Problem to work on
Transcribe all the records with complete accuracy.

[Extracted records]

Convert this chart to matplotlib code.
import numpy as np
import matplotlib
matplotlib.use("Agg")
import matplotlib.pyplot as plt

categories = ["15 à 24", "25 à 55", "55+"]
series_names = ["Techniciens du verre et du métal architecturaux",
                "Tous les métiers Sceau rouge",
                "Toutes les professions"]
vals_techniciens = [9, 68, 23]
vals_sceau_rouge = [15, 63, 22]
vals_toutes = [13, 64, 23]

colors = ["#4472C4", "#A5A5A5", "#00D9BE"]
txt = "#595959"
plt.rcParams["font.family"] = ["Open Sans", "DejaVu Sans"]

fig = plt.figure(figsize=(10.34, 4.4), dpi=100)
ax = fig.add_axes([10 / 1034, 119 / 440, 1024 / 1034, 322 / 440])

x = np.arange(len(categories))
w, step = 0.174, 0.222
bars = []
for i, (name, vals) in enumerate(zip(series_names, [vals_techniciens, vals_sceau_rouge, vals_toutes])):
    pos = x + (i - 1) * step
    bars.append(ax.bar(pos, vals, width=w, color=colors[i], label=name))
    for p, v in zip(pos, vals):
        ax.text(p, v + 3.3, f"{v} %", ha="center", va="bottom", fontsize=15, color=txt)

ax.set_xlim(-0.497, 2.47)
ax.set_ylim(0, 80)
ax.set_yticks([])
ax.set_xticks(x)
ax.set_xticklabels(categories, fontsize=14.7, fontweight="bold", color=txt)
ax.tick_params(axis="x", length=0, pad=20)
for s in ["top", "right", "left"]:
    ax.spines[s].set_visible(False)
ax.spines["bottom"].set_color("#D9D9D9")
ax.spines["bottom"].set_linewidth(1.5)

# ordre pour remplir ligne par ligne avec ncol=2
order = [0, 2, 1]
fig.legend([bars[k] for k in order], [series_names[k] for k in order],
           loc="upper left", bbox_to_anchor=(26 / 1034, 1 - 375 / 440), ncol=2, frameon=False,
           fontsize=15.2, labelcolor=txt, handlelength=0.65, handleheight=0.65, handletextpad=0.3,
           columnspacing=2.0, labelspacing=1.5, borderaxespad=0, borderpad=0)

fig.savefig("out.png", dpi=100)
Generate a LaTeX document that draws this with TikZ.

Task result
Convert this chart to matplotlib code.
import numpy as np
import matplotlib
matplotlib.use("Agg")
import matplotlib.pyplot as plt

categories = ["15 à 24", "25 à 55", "55+"]
series_names = ["Techniciens du verre et du métal architecturaux",
                "Tous les métiers Sceau rouge",
                "Toutes les professions"]
vals_techniciens = [9, 68, 23]
vals_sceau_rouge = [15, 63, 22]
vals_toutes = [13, 64, 23]

colors = ["#4472C4", "#A5A5A5", "#00D9BE"]
txt = "#595959"
plt.rcParams["font.family"] = ["Open Sans", "DejaVu Sans"]

fig = plt.figure(figsize=(10.34, 4.4), dpi=100)
ax = fig.add_axes([10 / 1034, 119 / 440, 1024 / 1034, 322 / 440])

x = np.arange(len(categories))
w, step = 0.174, 0.222
bars = []
for i, (name, vals) in enumerate(zip(series_names, [vals_techniciens, vals_sceau_rouge, vals_toutes])):
    pos = x + (i - 1) * step
    bars.append(ax.bar(pos, vals, width=w, color=colors[i], label=name))
    for p, v in zip(pos, vals):
        ax.text(p, v + 3.3, f"{v} %", ha="center", va="bottom", fontsize=15, color=txt)

ax.set_xlim(-0.497, 2.47)
ax.set_ylim(0, 80)
ax.set_yticks([])
ax.set_xticks(x)
ax.set_xticklabels(categories, fontsize=14.7, fontweight="bold", color=txt)
ax.tick_params(axis="x", length=0, pad=20)
for s in ["top", "right", "left"]:
    ax.spines[s].set_visible(False)
ax.spines["bottom"].set_color("#D9D9D9")
ax.spines["bottom"].set_linewidth(1.5)

# ordre pour remplir ligne par ligne avec ncol=2
order = [0, 2, 1]
fig.legend([bars[k] for k in order], [series_names[k] for k in order],
           loc="upper left", bbox_to_anchor=(26 / 1034, 1 - 375 / 440), ncol=2, frameon=False,
           fontsize=15.2, labelcolor=txt, handlelength=0.65, handleheight=0.65, handletextpad=0.3,
           columnspacing=2.0, labelspacing=1.5, borderaxespad=0, borderpad=0)

fig.savefig("out.png", dpi=100)
Generate a LaTeX document that draws this with TikZ.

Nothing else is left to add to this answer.